Arity acquired. Now, we’ll want to get a list of new variable names corresponding with the function arguments. When we want to be hygienic with our variable names, we use the function newName which creates a totally unique variable name with the string prepended to it. We want (arity - 1) new names, since we’ll be using the bound value from the reader function for the other one. We’ll also want a name for the value we’ll bind out of the lambda.

varNames <- replicateM (arity - 1) (newName "arg")
b <- newName "b"

Next up is the new function name. To keep a consistent API, we’ll use the same name as the one in the actual package. This will require us to import the other package qualified to avoid a name clash.

let fnName = mkName . nameBase $ fn

nameBase has the type Name -> String, and gets the non-qualified name string for a given Name value. Then we mkName with the string, giving us a new, non-qualified name with the same value as the original function. This might be a bad idea? You probably want to provide a unique identifier. Module namespacing does a fine job of that, imo.

Next up, we’ll want to apply the (>>=) function to the reader.
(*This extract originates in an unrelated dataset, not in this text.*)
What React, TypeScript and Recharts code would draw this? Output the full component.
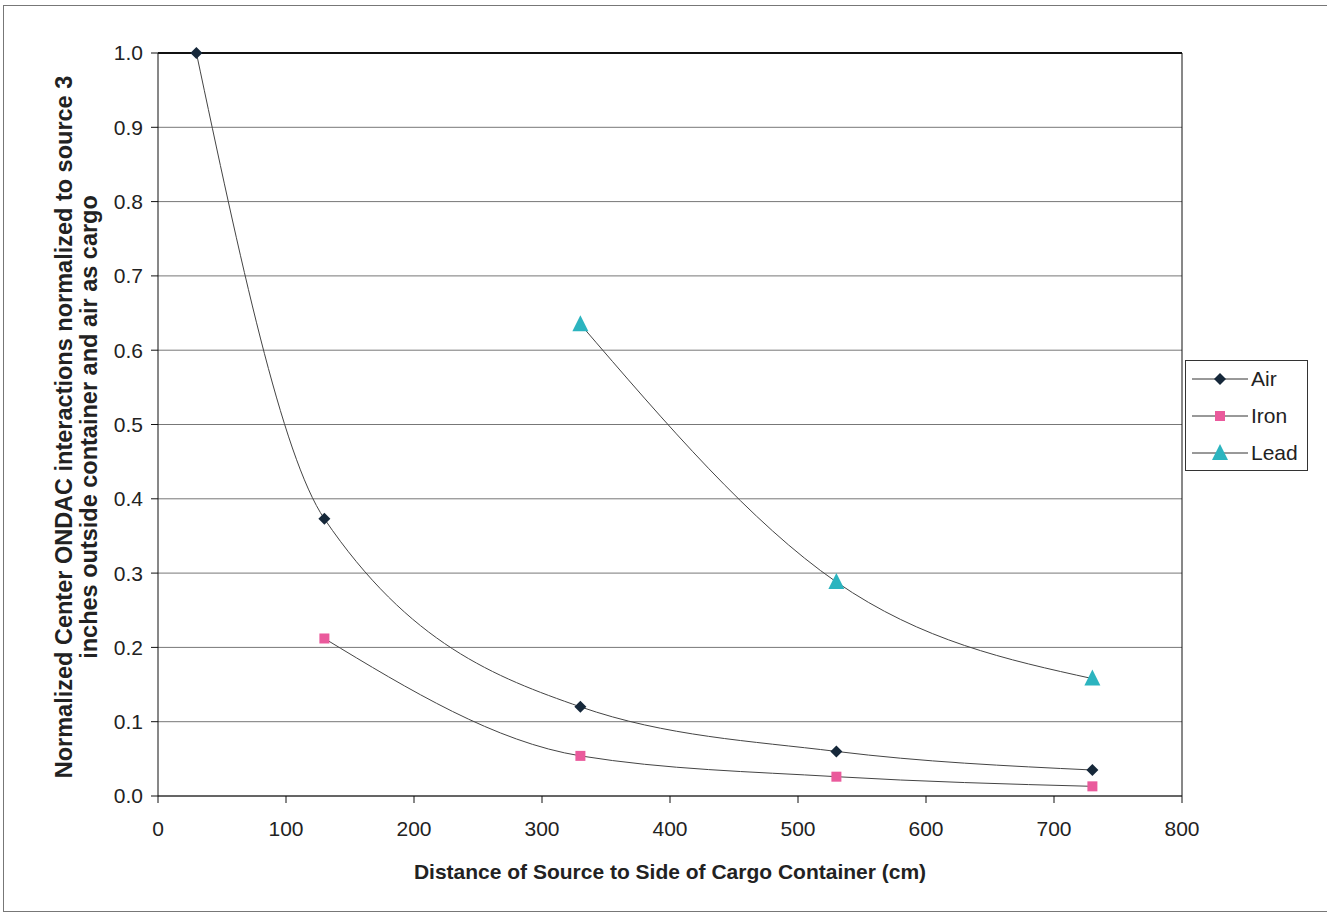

We’ll then want to create a function which applies the bound expression to a lambda. Lambdas have an LamE constructor in the Exp type. They take a [Pat] to match on, and an Exp that represents the lambda body.

bound  = AppE (VarE '(>>=)) (VarE reader)
binder = AppE bound . LamE [VarP b] 

So AppE bound . LamE [VarP b] is the exact same thing as (>>=) reader (\b -> ...)! Cool.

Next up, we’ll need to create VarE values for all of the variables. Then, we’ll need to apply all of the values to the VarE fn expression. Function application binds to the left, so we’ll have:

fn       ~                   VarE fn
fn a     ~             AppE (VarE fn) (VarE a)
fn a b   ~       AppE (AppE (VarE fn) (VarE a)) (VarE b)
fn a b c ~ AppE (AppE (AppE (VarE fn) (VarE a)) (VarE b)) (VarE c)

This looks just like a left fold! Once we have that, we’ll apply the fully applied fn expression to VarE 'liftIO, and finally bind it to the lambda.

varExprs   = map VarE (b : varNames)
fullExpr   = foldl AppE (VarE fn) varExprs
liftedExpr = AppE (VarE 'liftIO) fullExpr
final      = binder liftedExpr

This produces our (>>=) reader (\b -> fn b arg1 arg2 ... argn) expression.

The last thing we need to do is get our patterns. This is just the list of variables we generated earlier.

varPat = map VarP varNames

And now, the whole thing:

deriveReader :: Name -> DecsQ
deriveReader rd =
  mapM (decForFunc rd) 
    [ 'destroyUserBackend
    , 'housekeepBackend
    , 'getUserIdByName
    , 'getUserById
    , 'listUsers
    , 'countUsers
    , 'createUser
    , 'updateUser
    , 'updateUserDetails
    , 'authUser
    , 'deleteUser
    ]

decForFunc :: Name -> Name -> Q Dec
decForFunc reader fn = do
  info <- reify fn
  arity <- maybe (reportError "Unable to get arity of name" >> return 0)
        (return . functionLevels) 
        (getType info)
  varNames <- replicateM (arity - 1) (newName "arg")
  b <- newName "b"
  let fnName     = mkName . nameBase $ fn
      bound      = AppE (VarE '(>>=)) (VarE reader)
      binder     = AppE bound . LamE [VarP b]
      varExprs   = map VarE (b : varNames)
      fullExpr   = foldl AppE (VarE fn) varExprs
      liftedExpr = AppE (VarE 'liftIO) fullExpr
      final      = binder liftedExpr
      varPat     = map VarP varNames
  return $ FunD fnName [Clause varPat (NormalB final) []]

And we’ve now metaprogrammed a bunch of boilerplate away!

We’ve looked at the docs for Template Haskell, figured out how to construct values in Haskell’s AST, and worked out how to do some work at compile time, as well as automate some boilerplate. I’m excited to learn more about the magic of defining quasiquoters and more advanced Template Haskell constructs, but even a super basic “build expressions and declarations using data constructors” approach is very useful. Hopefully, you’ll find this as useful as I did.